For log retention settings with ML training, consider that anomaly detection models need significant historical data to establish baseline behavior. I’d recommend at least 90 days of retention in Cloud Object Storage, with lifecycle policies to archive older data to cheaper storage tiers. Also, make sure your flow logs are being written in a consistent format and time interval - the 15-minute processing interval should align with the flow log aggregation window to avoid data gaps.
VPC Flow Logs at the VPC level don’t capture all traffic by default. Intra-subnet traffic (traffic between instances in the same subnet) is typically not logged unless you explicitly enable it. You need to create flow log collectors at the subnet level for each subnet where you want complete traffic visibility. VPC-level collectors only capture traffic that crosses subnet boundaries or goes to/from the internet.

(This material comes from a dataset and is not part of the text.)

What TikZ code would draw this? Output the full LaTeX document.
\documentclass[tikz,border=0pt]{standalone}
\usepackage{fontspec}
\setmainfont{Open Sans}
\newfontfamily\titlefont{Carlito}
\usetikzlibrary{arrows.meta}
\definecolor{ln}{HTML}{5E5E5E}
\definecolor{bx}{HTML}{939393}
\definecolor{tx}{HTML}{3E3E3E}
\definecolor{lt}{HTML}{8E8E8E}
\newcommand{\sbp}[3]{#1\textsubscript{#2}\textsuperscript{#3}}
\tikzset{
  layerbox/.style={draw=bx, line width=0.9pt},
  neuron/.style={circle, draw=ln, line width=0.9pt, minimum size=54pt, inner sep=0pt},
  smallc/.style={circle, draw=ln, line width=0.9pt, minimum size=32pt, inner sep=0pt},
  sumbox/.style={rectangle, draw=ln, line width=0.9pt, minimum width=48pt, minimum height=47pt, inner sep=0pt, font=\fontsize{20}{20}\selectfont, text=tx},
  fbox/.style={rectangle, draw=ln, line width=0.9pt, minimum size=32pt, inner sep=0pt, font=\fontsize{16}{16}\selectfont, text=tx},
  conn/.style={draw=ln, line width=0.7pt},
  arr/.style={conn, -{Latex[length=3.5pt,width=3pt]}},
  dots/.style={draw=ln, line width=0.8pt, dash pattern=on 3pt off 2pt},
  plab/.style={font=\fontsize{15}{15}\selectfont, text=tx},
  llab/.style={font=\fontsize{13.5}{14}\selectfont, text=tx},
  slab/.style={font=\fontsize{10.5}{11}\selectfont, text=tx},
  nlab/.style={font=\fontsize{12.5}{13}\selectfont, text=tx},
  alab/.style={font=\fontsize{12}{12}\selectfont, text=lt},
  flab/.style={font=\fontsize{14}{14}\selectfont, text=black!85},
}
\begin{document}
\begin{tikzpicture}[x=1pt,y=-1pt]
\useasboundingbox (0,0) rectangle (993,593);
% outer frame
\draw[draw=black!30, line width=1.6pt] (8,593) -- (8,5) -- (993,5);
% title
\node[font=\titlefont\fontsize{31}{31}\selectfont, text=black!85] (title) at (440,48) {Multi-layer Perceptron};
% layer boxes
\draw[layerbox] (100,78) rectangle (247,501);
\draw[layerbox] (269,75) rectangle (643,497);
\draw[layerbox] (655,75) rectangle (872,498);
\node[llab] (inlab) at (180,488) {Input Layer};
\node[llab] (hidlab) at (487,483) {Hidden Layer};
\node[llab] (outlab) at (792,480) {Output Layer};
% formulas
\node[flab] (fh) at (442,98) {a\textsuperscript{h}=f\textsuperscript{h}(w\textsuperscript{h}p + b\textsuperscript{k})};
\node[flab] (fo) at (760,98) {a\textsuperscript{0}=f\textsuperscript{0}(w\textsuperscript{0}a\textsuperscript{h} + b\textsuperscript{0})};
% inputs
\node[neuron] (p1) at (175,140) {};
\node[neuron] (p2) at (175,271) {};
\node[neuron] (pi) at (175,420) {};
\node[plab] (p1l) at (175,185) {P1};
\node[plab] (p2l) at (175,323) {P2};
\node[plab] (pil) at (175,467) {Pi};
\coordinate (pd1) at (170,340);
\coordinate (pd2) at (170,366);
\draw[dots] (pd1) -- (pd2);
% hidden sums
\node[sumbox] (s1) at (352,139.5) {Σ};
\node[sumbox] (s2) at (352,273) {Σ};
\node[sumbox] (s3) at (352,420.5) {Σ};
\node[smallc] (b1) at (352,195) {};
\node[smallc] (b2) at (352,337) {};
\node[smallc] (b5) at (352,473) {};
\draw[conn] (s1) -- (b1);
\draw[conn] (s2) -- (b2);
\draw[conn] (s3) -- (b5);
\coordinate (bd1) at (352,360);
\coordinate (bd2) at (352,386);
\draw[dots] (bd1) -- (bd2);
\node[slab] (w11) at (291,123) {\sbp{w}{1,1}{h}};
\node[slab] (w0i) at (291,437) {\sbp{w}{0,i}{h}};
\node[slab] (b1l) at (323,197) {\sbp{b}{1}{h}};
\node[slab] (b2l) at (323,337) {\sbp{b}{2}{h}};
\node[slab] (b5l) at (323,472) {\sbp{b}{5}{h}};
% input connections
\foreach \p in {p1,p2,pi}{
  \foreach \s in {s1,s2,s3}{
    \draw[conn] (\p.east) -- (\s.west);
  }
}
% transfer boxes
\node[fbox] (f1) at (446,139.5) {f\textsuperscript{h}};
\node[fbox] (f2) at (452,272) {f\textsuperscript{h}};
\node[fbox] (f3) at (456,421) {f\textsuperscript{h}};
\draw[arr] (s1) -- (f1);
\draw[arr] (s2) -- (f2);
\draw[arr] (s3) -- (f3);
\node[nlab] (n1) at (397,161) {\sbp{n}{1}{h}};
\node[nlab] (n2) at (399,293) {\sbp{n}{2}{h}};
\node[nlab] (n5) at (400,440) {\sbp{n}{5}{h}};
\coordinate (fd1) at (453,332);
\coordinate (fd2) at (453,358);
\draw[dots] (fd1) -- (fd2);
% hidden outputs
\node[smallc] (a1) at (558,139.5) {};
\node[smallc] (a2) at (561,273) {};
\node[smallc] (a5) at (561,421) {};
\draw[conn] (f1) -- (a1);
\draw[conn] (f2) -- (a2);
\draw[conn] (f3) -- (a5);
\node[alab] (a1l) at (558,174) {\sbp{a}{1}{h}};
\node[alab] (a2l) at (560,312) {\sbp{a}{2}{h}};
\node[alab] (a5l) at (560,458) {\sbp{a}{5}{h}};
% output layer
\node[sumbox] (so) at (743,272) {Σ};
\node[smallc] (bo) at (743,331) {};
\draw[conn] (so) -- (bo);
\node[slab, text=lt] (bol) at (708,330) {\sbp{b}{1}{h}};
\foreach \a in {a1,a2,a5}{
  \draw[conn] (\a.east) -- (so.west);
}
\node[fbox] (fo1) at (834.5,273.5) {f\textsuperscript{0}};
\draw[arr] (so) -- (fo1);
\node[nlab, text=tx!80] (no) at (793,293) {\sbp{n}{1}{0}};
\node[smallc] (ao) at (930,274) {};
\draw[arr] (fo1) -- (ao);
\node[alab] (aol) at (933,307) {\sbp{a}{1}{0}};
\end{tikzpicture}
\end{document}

Don’t forget about the flow log aggregation interval setting. The default is 10 minutes, which means flows are aggregated and written every 10 minutes. If your ML pipeline processes every 15 minutes, you might be missing some flow records that are still being aggregated. Consider adjusting either the flow log aggregation interval or your ML pipeline processing frequency to ensure proper synchronization. Also verify that your COS bucket has proper lifecycle management to handle the volume of logs generated by subnet-level collectors.